For most people, sushi, sashimi and other raw fish dishes are safe if made with fresh, commercially frozen fish.
Fish, like all other living things, can contain parasites. However, freezing and cooking kills the parasites.
Most home freezers are not cold enough to kill parasites. If you freeze fish for raw dishes, be sure that your freezer can reach -4 F or lower. The fish must then be kept at this temperature for 168 hours (seven days).
Though freezing kills parasites, it does not kill bacteria. Thus people at risk should not eat raw finfish.
Norwalk and Similar Viruses
Norwalk viral infection is caused by the Norwalk virus. It and similar viruses are recognized as leading causes of food-borne illness in the United States. They have been linked to intestinal illness in communities, camps, schools, institutions and families. Contaminated water is the most common source of outbreaks. Shellfish and salad ingredients are the foods most often implicated. Eating raw or partially cooked clams and oysters poses a high risk for infection.
The symptoms of infection by the Norwalk virus appear one to two days after eating contaminated food. They include nausea, vomiting, diarrhea and stomach cramps. The illness lasts two to three days. Severe illness is uncommon.
Some viruses are heat-resistant and are not destroyed by cooking.
Other seafood safety concerns include scombroid poisoning and ciguatera poisoning, the two most common diseases caused by marine toxins.
Scombroid poisoning, also known as histamine fish poisoning, is caused by consuming scombroid and mackerel-like marine fish that have not been kept at low enough temperatures after being caught. Fish most commonly involved include tunas, mackerels, bluefish, dolphin (mahi-mahi) and amberjacks. When these fish are not quickly and properly iced after capture, bacteria on the surface begin to convert the amino acid histidine to histamine. Large amounts of histamine can cause an allergic response such as rash, diarrhea, facial flushing, sweating, headache and vomiting. There may also be burning or swelling of the mouth, abdominal pain or a metallic taste. The symptoms appear within a few minutes to two hours after eating the fish. Symptoms usually last four to six hours and rarely exceed two days.

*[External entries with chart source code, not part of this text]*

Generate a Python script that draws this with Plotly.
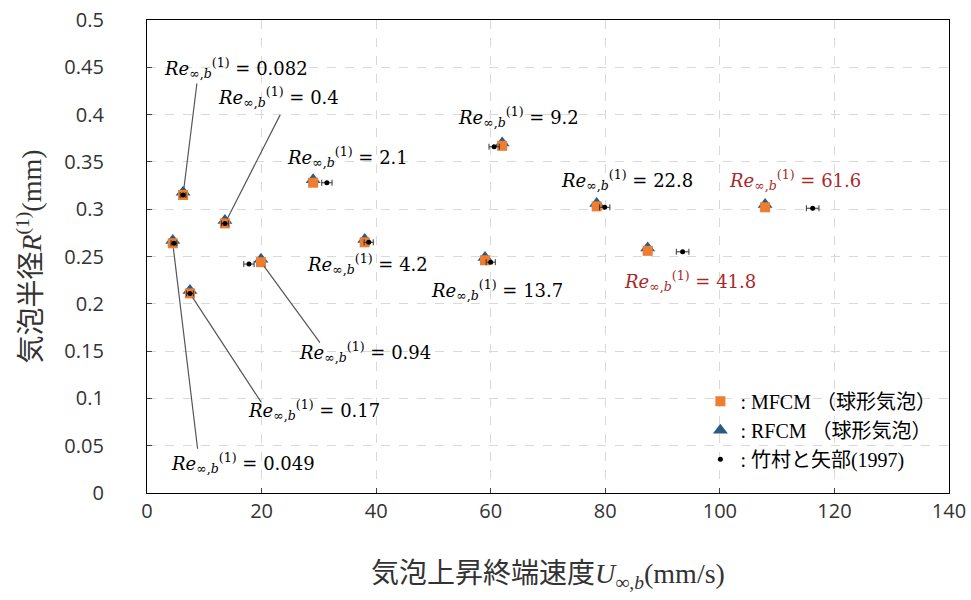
import plotly.graph_objects as go

# ---- data ----
re_labels = ["0.049", "0.082", "0.17", "0.4", "0.94", "2.1", "4.2", "9.2", "13.7", "22.8", "41.8", "61.6"]
mfcm_u = [4.5, 6.3, 7.5, 13.6, 19.9, 29.0, 38.0, 62.0, 59.0, 78.5, 87.4, 107.9]
mfcm_r = [0.264, 0.315, 0.211, 0.285, 0.244, 0.328, 0.265, 0.367, 0.246, 0.303, 0.256, 0.302]
rfcm_u = [4.5, 6.3, 7.5, 13.6, 19.9, 29.0, 38.0, 62.0, 59.0, 78.5, 87.4, 107.9]
rfcm_r = [0.267, 0.318, 0.214, 0.288, 0.247, 0.331, 0.268, 0.370, 0.249, 0.306, 0.259, 0.305]
exp_u = [4.7, 6.3, 7.5, 13.6, 17.8, 31.4, 38.7, 60.6, 60.0, 79.9, 93.5, 116.2]
exp_r = [0.264, 0.315, 0.211, 0.285, 0.242, 0.328, 0.265, 0.366, 0.244, 0.302, 0.255, 0.301]
exp_err = [0.5, 0.5, 0.6, 0.6, 0.9, 0.9, 0.8, 0.9, 0.8, 0.9, 1.1, 1.1]

x_ticks = [0, 20, 40, 60, 80, 100, 120, 140]
y_ticks = [0, 0.05, 0.1, 0.15, 0.2, 0.25, 0.3, 0.35, 0.4, 0.45, 0.5]
y_tick_text = ["0", "0.05", "0.1", "0.15", "0.2", "0.25", "0.3", "0.35", "0.4", "0.45", "0.5"]

# label layout: (text offset px, leader-line end offset px or None, colour)
label_layout = [
    ((70, 220), (25, 207), "black"),
    ((53, -127), (14, -113), "black"),
    ((124, 117), (72, 110), "black"),
    ((54, -126), (56, -110), "black"),
    ((104, 90), (60, 82), "black"),
    ((34, -26), None, "black"),
    ((3, 22), None, "black"),
    ((16, -29), None, "black"),
    ((12, 30), None, "black"),
    ((30, -26), None, "black"),
    ((42, 30), None, "#A8282A"),
    ((30, -27), None, "#A8282A"),
]

ORANGE = "#ED7D31"
BLUE = "#2B5A84"
SERIF = "Liberation Serif, Noto Sans CJK JP"

fig = go.Figure()
fig.add_trace(go.Scatter(
    x=rfcm_u, y=rfcm_r, mode="markers", name=": RFCM （球形気泡）",
    marker=dict(symbol="triangle-up", size=13, color=BLUE), legendrank=2))
fig.add_trace(go.Scatter(
    x=mfcm_u, y=mfcm_r, mode="markers", name=": MFCM （球形気泡）",
    marker=dict(symbol="square", size=10, color=ORANGE), legendrank=1))
fig.add_trace(go.Scatter(
    x=exp_u, y=exp_r, mode="markers", name=": 竹村と矢部(1997)",
    marker=dict(symbol="circle", size=5, color="black"), legendrank=3,
    error_x=dict(type="data", array=exp_err, color="#333", thickness=1, width=3)))

annotations = []
for i, lab in enumerate(re_labels):
    (tx, ty), line, col = label_layout[i]
    if line is not None:
        annotations.append(dict(
            x=mfcm_u[i], y=mfcm_r[i], xref="x", yref="y", text="",
            showarrow=True, arrowhead=0, arrowwidth=1.2, arrowcolor="#555",
            ax=line[0], ay=line[1], standoff=5))
    annotations.append(dict(
        x=mfcm_u[i], y=mfcm_r[i], xref="x", yref="y",
        text="<i>Re</i><sub>∞,<i>b</i></sub><sup>(1)</sup> = " + lab,
        showarrow=False, xshift=tx, yshift=-ty,
        font=dict(family="DejaVu Serif", size=18, color=col)))

fig.update_layout(
    width=971, height=600,
    margin=dict(l=147, r=22, t=20, b=107, autoexpand=False),
    paper_bgcolor="white", plot_bgcolor="white",
    showlegend=True,
    legend=dict(x=0.69, y=0.235, xanchor="left", yanchor="top",
                font=dict(family=SERIF, size=20, color="black"),
                bgcolor="rgba(255,255,255,0)", traceorder="normal",
                itemwidth=30, tracegroupgap=0),
    annotations=annotations,
    xaxis=dict(range=[0, 140], tickvals=x_ticks, ticks="inside", ticklen=5,
               showline=True, linecolor="black", linewidth=1.2, mirror=True,
               showgrid=True, gridcolor="#d9d9d9", griddash="dash", zeroline=False,
               tickfont=dict(family="Open Sans", size=20, color="#333"),
               title=dict(text="気泡上昇終端速度<i>U</i><sub>∞,<i>b</i></sub>(mm/s)",
                          font=dict(family=SERIF, size=28, color="#333"), standoff=40)),
    yaxis=dict(range=[0, 0.5], tickvals=y_ticks, ticktext=y_tick_text, ticks="inside", ticklen=5,
               showline=True, linecolor="black", linewidth=1.2, mirror=True,
               showgrid=True, gridcolor="#d9d9d9", griddash="dash", zeroline=False,
               ticklabelstandoff=38,
               tickfont=dict(family="Open Sans", size=20, color="#333"),
               title=dict(text="気泡半径<i>R</i><sup>(1)</sup>(mm)",
                          font=dict(family=SERIF, size=28, color="#333"), standoff=14)),
)

fig.write_html("out.html", post_script="document.body.style.margin='0';",
               config={"displayModeBar": False})
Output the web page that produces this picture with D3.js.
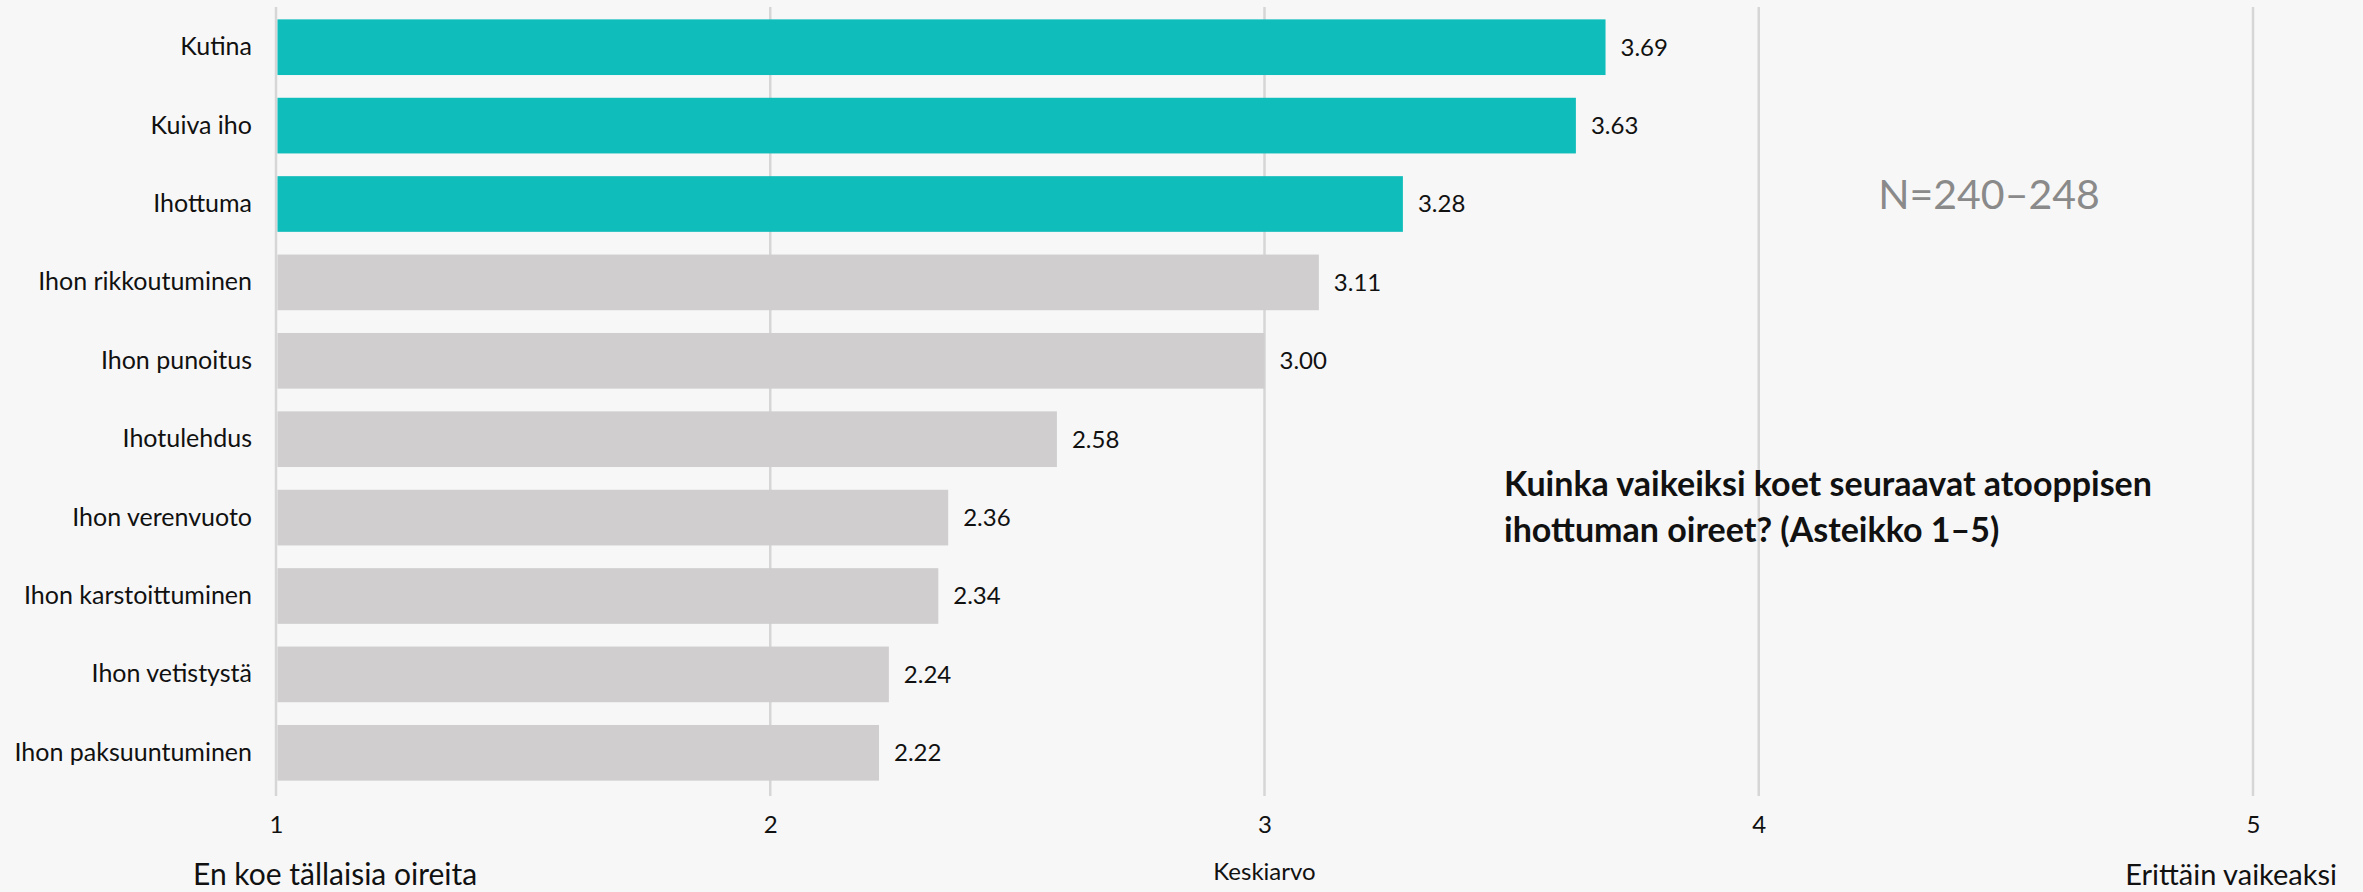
<!DOCTYPE html>
<html>
<head>
<meta charset="utf-8">
<script src="https://cdn.jsdelivr.net/npm/d3@7"></script>
<style>
  html, body { margin: 0; padding: 0; background: #f7f7f7; }
  svg { display: block; }
  text { font-family: Lato, "Open Sans", sans-serif; fill: #111; }
</style>
</head>
<body>
<svg id="chart" width="2363" height="892"></svg>
<script>
const categories = ["Kutina", "Kuiva iho", "Ihottuma", "Ihon rikkoutuminen", "Ihon punoitus",
  "Ihotulehdus", "Ihon verenvuoto", "Ihon karstoittuminen", "Ihon vetistystä", "Ihon paksuuntuminen"];
const values = [3.69, 3.63, 3.28, 3.11, 3.00, 2.58, 2.36, 2.34, 2.24, 2.22];
const highlighted = ["Kutina", "Kuiva iho", "Ihottuma"];
const ticks = [1, 2, 3, 4, 5];
const titleLines = ["Kuinka vaikeiksi koet seuraavat atooppisen", "ihottuman oireet? (Asteikko 1–5)"];
const nLabel = "N=240–248";
const axisTitle = "Keskiarvo";
const lowLabel = "En koe tällaisia oireita";
const highLabel = "Erittäin vaikeaksi";

const svg = d3.select("#chart");
const W = 2363, H = 892;
svg.append("rect").attr("width", W).attr("height", H).attr("fill", "#f7f7f7");

const x = d3.scaleLinear().domain([1, 5]).range([276, 2253]);
const y = d3.scaleBand().domain(categories).range([8, 792]).paddingInner(0.29).paddingOuter(0.145);

// gridlines
svg.append("g").selectAll("line").data(ticks).join("line")
  .attr("x1", d => x(d)).attr("x2", d => x(d))
  .attr("y1", 7).attr("y2", 796)
  .attr("stroke", "#d6d6d6").attr("stroke-width", 2.5);

// bars
svg.append("g").selectAll("rect").data(categories).join("rect")
  .attr("x", x(1) + 1.5)
  .attr("y", d => y(d))
  .attr("width", (d, i) => x(values[i]) - x(1) - 1.5)
  .attr("height", y.bandwidth())
  .attr("fill", d => highlighted.includes(d) ? "#0fbdba" : "#d0cece");

// value labels
svg.append("g").selectAll("text").data(categories).join("text")
  .attr("x", (d, i) => x(values[i]) + 15)
  .attr("y", d => y(d) + y.bandwidth() / 2)
  .attr("dy", "0.35em")
  .attr("font-size", 24)
  .text((d, i) => values[i].toFixed(2));

// y axis labels
const yAxis = d3.axisLeft(y).tickSize(0).tickPadding(24);
const gy = svg.append("g").attr("transform", `translate(${x(1)},0)`).call(yAxis);
gy.select(".domain").remove();
gy.selectAll("text").attr("font-size", 25).attr("font-family", "Lato").attr("fill", "#111");

// x axis tick labels
const xAxis = d3.axisBottom(x).tickValues(ticks).tickFormat(d3.format("d")).tickSize(0).tickPadding(0);
const gx = svg.append("g").attr("transform", `translate(0,816)`).call(xAxis);
gx.select(".domain").remove();
gx.selectAll("text").attr("font-size", 24).attr("font-family", "Lato").attr("fill", "#111");

// axis title and end labels
svg.append("text").attr("x", x(3)).attr("y", 880).attr("text-anchor", "middle")
  .attr("font-size", 24).text(axisTitle);
svg.append("text").attr("x", 193).attr("y", 885)
  .attr("font-size", 30).text(lowLabel);
svg.append("text").attr("x", 2337).attr("y", 885).attr("text-anchor", "end")
  .attr("font-size", 29).text(highLabel);

// N label
svg.append("text").attr("x", 1989).attr("y", 209).attr("text-anchor", "middle")
  .attr("font-size", 41).style("fill", "#8a8a8a").text(nLabel);

// title
svg.append("g").selectAll("text").data(titleLines).join("text")
  .attr("x", 1504).attr("y", (d, i) => 496 + i * 46)
  .attr("font-size", 34).attr("font-weight", "bold").text(d => d);
</script>
</body>
</html>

Histamine in fish cannot be destroyed by freezing or cooking. Although scombroid poisoning can be a problem in the commercial seafood industry, it can also pose a significant problem for recreational fishers who do not handle their catch properly. Illnesses due to these natural toxins do pose serious safety concerns, but seem to be improving as people, especially anglers, ice seafood more and properly.
Ciguatera occurs most often from eating reef fish that harbor the toxin ciguatera. Ciguatoxic fish are not inherently toxic. The poisonous substance originates in microscopic sea plants. Small fish feeding on these organisms become toxic. They in turn get eaten by larger fish, and in time, the larger fish become toxic, too. Thus the toxin moves up the food chain into the large predatory fish often favored by consumers. While barracuda are commonly associated with ciguatera, some other fish, including grouper, snapper and sea bass that live in tropical reef waters, can be toxic.
Toxic fish cannot be detected by appearance, taste or smell, and cooking does not inactivate the toxin. Vacationers and inexperienced recreational fishers should use care in waters where ciguatera thrives.
Symptoms of ciguatera begin from 30 minutes to six hours after eating contaminated fish. They include nausea, diarrhea, vomiting, headache and muscle aches. These symptoms can be followed by neurological discomforts such as headache, flushing, a tingling or numb sensation on the lips, tongue and mouth, nightmares or hallucinations. In more severe cases, the most definitive symptom is a cold-to-hot sensory reversal so that cold objects feel hot and hot objects feel cold. Symptoms usually last from one to four weeks.
Mercury in Fish
While seafood makes part of a healthy diet, some fish contain high levels of a form of mercury, methylmercury, that can harm an unborn child’s developing nervous system if eaten regularly. Nearly all fish contain trace amounts of methylmercury that are not harmful to humans. But large, long-lived fish that feed on other fish accumulate the highest levels and pose the greatest threat to people who eat them regularly.
The FDA advises pregnant women, and women who may become pregnant, not to eat four fish: shark, swordfish, king mackerel and tilefish. It also recommends that nursing mothers and young children not eat these fish.
In 2001, the FDA advised these women to select a variety of other seafood, including shellfish, canned fish, smaller ocean fish and farm-raised fish. The FDA states that they can safely eat 12 ounces of cooked fish per week.
Current FDA advisories on seafood safety can be found online at www.fda.gov.